§ Data shown

######

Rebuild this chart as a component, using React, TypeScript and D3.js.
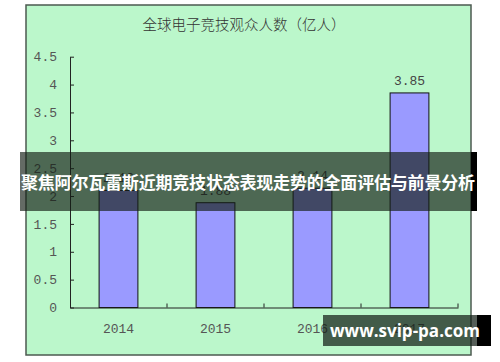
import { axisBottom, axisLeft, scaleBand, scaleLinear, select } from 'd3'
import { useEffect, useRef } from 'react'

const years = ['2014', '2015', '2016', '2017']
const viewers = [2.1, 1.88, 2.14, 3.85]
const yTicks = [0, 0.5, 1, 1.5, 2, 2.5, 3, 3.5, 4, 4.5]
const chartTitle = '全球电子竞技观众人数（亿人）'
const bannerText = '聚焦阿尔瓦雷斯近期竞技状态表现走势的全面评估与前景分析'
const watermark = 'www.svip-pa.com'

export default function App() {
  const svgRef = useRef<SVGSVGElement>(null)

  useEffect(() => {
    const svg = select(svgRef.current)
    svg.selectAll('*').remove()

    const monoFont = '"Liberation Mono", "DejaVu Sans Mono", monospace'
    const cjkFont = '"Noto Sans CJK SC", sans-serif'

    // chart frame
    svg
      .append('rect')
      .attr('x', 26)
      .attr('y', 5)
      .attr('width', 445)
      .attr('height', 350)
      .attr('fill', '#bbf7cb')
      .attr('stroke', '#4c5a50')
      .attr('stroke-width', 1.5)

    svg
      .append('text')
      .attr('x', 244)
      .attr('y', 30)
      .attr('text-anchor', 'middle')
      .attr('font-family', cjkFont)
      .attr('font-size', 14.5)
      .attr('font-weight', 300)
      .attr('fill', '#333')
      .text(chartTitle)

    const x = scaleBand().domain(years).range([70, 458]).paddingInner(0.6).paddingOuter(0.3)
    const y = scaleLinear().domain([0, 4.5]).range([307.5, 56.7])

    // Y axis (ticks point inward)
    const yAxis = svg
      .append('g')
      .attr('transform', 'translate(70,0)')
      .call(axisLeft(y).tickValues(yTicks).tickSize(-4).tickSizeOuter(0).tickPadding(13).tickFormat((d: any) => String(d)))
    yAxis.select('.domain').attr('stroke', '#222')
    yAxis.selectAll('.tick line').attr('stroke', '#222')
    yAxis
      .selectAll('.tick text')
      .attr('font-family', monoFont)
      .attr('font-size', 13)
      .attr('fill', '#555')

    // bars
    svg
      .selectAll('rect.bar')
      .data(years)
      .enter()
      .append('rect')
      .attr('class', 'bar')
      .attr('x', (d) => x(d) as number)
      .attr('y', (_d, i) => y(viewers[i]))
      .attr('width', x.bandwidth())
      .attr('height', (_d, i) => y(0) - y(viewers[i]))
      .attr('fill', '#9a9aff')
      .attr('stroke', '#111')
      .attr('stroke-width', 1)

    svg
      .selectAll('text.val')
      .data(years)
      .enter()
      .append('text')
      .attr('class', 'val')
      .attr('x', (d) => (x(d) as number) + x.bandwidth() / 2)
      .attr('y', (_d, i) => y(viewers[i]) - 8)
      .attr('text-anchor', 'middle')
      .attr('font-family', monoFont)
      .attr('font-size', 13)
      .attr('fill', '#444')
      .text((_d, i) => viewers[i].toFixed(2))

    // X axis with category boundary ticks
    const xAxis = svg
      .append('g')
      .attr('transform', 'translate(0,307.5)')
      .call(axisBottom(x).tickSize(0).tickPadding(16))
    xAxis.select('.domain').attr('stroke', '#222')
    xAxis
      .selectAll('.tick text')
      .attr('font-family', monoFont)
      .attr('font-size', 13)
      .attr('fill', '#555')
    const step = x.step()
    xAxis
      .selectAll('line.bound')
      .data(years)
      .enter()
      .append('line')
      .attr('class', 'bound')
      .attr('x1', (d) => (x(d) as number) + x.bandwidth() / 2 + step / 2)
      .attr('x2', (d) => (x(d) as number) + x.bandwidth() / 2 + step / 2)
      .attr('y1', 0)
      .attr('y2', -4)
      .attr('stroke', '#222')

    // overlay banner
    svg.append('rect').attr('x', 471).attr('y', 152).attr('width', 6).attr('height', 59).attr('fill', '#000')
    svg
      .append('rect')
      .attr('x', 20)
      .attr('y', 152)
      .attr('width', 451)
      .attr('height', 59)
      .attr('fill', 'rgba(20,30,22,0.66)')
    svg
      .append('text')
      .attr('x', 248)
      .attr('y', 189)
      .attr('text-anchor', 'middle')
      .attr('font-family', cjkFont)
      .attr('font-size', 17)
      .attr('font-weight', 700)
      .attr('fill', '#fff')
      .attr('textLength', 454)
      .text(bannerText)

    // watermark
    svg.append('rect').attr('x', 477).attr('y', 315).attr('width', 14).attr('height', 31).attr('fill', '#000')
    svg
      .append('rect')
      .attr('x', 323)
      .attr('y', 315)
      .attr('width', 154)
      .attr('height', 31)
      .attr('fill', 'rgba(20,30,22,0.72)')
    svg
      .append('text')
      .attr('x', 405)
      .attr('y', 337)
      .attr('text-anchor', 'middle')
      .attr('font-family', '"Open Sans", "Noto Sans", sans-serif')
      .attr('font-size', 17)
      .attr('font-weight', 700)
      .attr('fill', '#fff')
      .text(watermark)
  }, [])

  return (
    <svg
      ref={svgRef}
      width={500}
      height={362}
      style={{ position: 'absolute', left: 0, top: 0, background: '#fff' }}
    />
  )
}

######

§ Work required
Reproduce all of the data exactly, omitting each picture it holds.

§ Solution
Rebuild this chart as a component, using React, TypeScript and D3.js.
import { axisBottom, axisLeft, scaleBand, scaleLinear, select } from 'd3'
import { useEffect, useRef } from 'react'

const years = ['2014', '2015', '2016', '2017']
const viewers = [2.1, 1.88, 2.14, 3.85]
const yTicks = [0, 0.5, 1, 1.5, 2, 2.5, 3, 3.5, 4, 4.5]
const chartTitle = '全球电子竞技观众人数（亿人）'
const bannerText = '聚焦阿尔瓦雷斯近期竞技状态表现走势的全面评估与前景分析'
const watermark = 'www.svip-pa.com'

export default function App() {
  const svgRef = useRef<SVGSVGElement>(null)

  useEffect(() => {
    const svg = select(svgRef.current)
    svg.selectAll('*').remove()

    const monoFont = '"Liberation Mono", "DejaVu Sans Mono", monospace'
    const cjkFont = '"Noto Sans CJK SC", sans-serif'

    // chart frame
    svg
      .append('rect')
      .attr('x', 26)
      .attr('y', 5)
      .attr('width', 445)
      .attr('height', 350)
      .attr('fill', '#bbf7cb')
      .attr('stroke', '#4c5a50')
      .attr('stroke-width', 1.5)

    svg
      .append('text')
      .attr('x', 244)
      .attr('y', 30)
      .attr('text-anchor', 'middle')
      .attr('font-family', cjkFont)
      .attr('font-size', 14.5)
      .attr('font-weight', 300)
      .attr('fill', '#333')
      .text(chartTitle)

    const x = scaleBand().domain(years).range([70, 458]).paddingInner(0.6).paddingOuter(0.3)
    const y = scaleLinear().domain([0, 4.5]).range([307.5, 56.7])

    // Y axis (ticks point inward)
    const yAxis = svg
      .append('g')
      .attr('transform', 'translate(70,0)')
      .call(axisLeft(y).tickValues(yTicks).tickSize(-4).tickSizeOuter(0).tickPadding(13).tickFormat((d: any) => String(d)))
    yAxis.select('.domain').attr('stroke', '#222')
    yAxis.selectAll('.tick line').attr('stroke', '#222')
    yAxis
      .selectAll('.tick text')
      .attr('font-family', monoFont)
      .attr('font-size', 13)
      .attr('fill', '#555')

    // bars
    svg
      .selectAll('rect.bar')
      .data(years)
      .enter()
      .append('rect')
      .attr('class', 'bar')
      .attr('x', (d) => x(d) as number)
      .attr('y', (_d, i) => y(viewers[i]))
      .attr('width', x.bandwidth())
      .attr('height', (_d, i) => y(0) - y(viewers[i]))
      .attr('fill', '#9a9aff')
      .attr('stroke', '#111')
      .attr('stroke-width', 1)

    svg
      .selectAll('text.val')
      .data(years)
      .enter()
      .append('text')
      .attr('class', 'val')
      .attr('x', (d) => (x(d) as number) + x.bandwidth() / 2)
      .attr('y', (_d, i) => y(viewers[i]) - 8)
      .attr('text-anchor', 'middle')
      .attr('font-family', monoFont)
      .attr('font-size', 13)
      .attr('fill', '#444')
      .text((_d, i) => viewers[i].toFixed(2))

    // X axis with category boundary ticks
    const xAxis = svg
      .append('g')
      .attr('transform', 'translate(0,307.5)')
      .call(axisBottom(x).tickSize(0).tickPadding(16))
    xAxis.select('.domain').attr('stroke', '#222')
    xAxis
      .selectAll('.tick text')
      .attr('font-family', monoFont)
      .attr('font-size', 13)
      .attr('fill', '#555')
    const step = x.step()
    xAxis
      .selectAll('line.bound')
      .data(years)
      .enter()
      .append('line')
      .attr('class', 'bound')
      .attr('x1', (d) => (x(d) as number) + x.bandwidth() / 2 + step / 2)
      .attr('x2', (d) => (x(d) as number) + x.bandwidth() / 2 + step / 2)
      .attr('y1', 0)
      .attr('y2', -4)
      .attr('stroke', '#222')

    // overlay banner
    svg.append('rect').attr('x', 471).attr('y', 152).attr('width', 6).attr('height', 59).attr('fill', '#000')
    svg
      .append('rect')
      .attr('x', 20)
      .attr('y', 152)
      .attr('width', 451)
      .attr('height', 59)
      .attr('fill', 'rgba(20,30,22,0.66)')
    svg
      .append('text')
      .attr('x', 248)
      .attr('y', 189)
      .attr('text-anchor', 'middle')
      .attr('font-family', cjkFont)
      .attr('font-size', 17)
      .attr('font-weight', 700)
      .attr('fill', '#fff')
      .attr('textLength', 454)
      .text(bannerText)

    // watermark
    svg.append('rect').attr('x', 477).attr('y', 315).attr('width', 14).attr('height', 31).attr('fill', '#000')
    svg
      .append('rect')
      .attr('x', 323)
      .attr('y', 315)
      .attr('width', 154)
      .attr('height', 31)
      .attr('fill', 'rgba(20,30,22,0.72)')
    svg
      .append('text')
      .attr('x', 405)
      .attr('y', 337)
      .attr('text-anchor', 'middle')
      .attr('font-family', '"Open Sans", "Noto Sans", sans-serif')
      .attr('font-size', 17)
      .attr('font-weight', 700)
      .attr('fill', '#fff')
      .text(watermark)
  }, [])

  return (
    <svg
      ref={svgRef}
      width={500}
      height={362}
      style={{ position: 'absolute', left: 0, top: 0, background: '#fff' }}
    />
  )
}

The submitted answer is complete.